Per parafrasare il Trono di spade, l’inverno è arrivato e sembra non volersene andare più.
Ha portato con sé il buio, la paura, la fine dell’ottimismo sul progresso così come sul futuro, la sparizione del pensiero, dell’etica e del coraggio di agire. Diffusa è la percezione che i barbari non siano quelli che da anni riempiono le narrazioni mediali e politiche per farci paura.
I Barbari ce li abbiamo in casa, sono dentro le élite, distribuiti nelle moltitudini che, con le loro scelte o non scelte, stanno determinando l’affermarsi del peggio in forma di fenomeni populisti, rancorosi, razzisti, guerrafondai, e omofobi.
In una parola i Barbari siamo noi.
In tutto il mondo occidentale si ha la percezione che qualcosa si sia rotto, sia cambiato per sempre, che si sia raggiunto un punto di non ritorno del cosiddetto “progresso”, che ha caratterizzato gli ultimi 80 anni di storia, garantendo l’affermarsi di istituzioni con una loro narrazione comune e condivisibile. Oggi tutto questo è svanito nel nulla, si è svuotato di senso e di prospettiva, non ha più un fine, è caduto rovinosamente in un precipizio, fatto di incertezza esistenziale e insicurezza, frutto della frammentazione generalizzata in atto, della sparizione della solidarietà, del bene comune, della verità, di una visione comune.
Dentro questa crisi, a cui si è arrivati dopo anni di individualismo sfrenato, accelerato menefreghismo e astensionismo, elitario narcisismo, si percepisce la necessità di un cambio di rotta, di alternative. Servono alternative capaci di rasserenare, di ridare sicurezza, di fornire strumenti culturali utili a interpretare e leggere la realtà, alla ricerca di soluzioni.
Una delle soluzioni oggi possibile, forse l’unica che ci resta dopo le devastazioni social che hanno distrutto relazioni e legami, rapporti di prossimità così come identità personali e collettive, è quella della comunità.
Il tema era stato anticipato molti anni fa nei suoi libri da Zigmunt Bauman. Oggi la voglia di comunità coinvolge tutti.

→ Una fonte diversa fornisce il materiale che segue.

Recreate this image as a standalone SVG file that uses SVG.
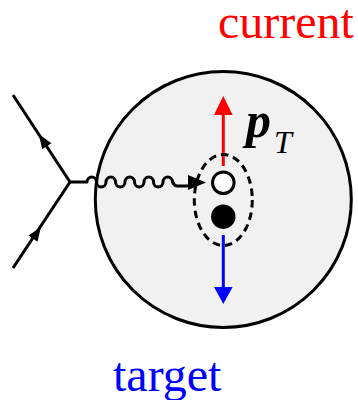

Pochi continuano a credere che, con quello che sta loro capitando intorno, il loro “io” sia ancora una entità stabile, da difendere.
La voglia però non basta, bisogna scegliere la prospettiva comunitaria (comunistico), il comunitarismo, l’unica soluzione di convivenza, multiculturale, capace ancora di coinvolgere una collettività intorno a valori alti, capace di agire su problemi e soluzioni concrete, di rompere la passività diffusa e di portare a una nuova consapevolezza, anche politica.
La comunità può assumere forme diverse. Come comunità si sta costituendo anche la STULTIFERA NAVIS.
Un progetto (multi)culturale, transdisciplinare, plurale, raggiungibile, capace di aggregare e far dialogare persone diverse, contente di rimpatriare in uno spazio coabitato comunitario e gentile, dopo lo sradicamento sperimentato su piattaforme cacofoniche (a)social ghetto, che hanno fatto dell’individualismo e del consumismo le loro parole chiave.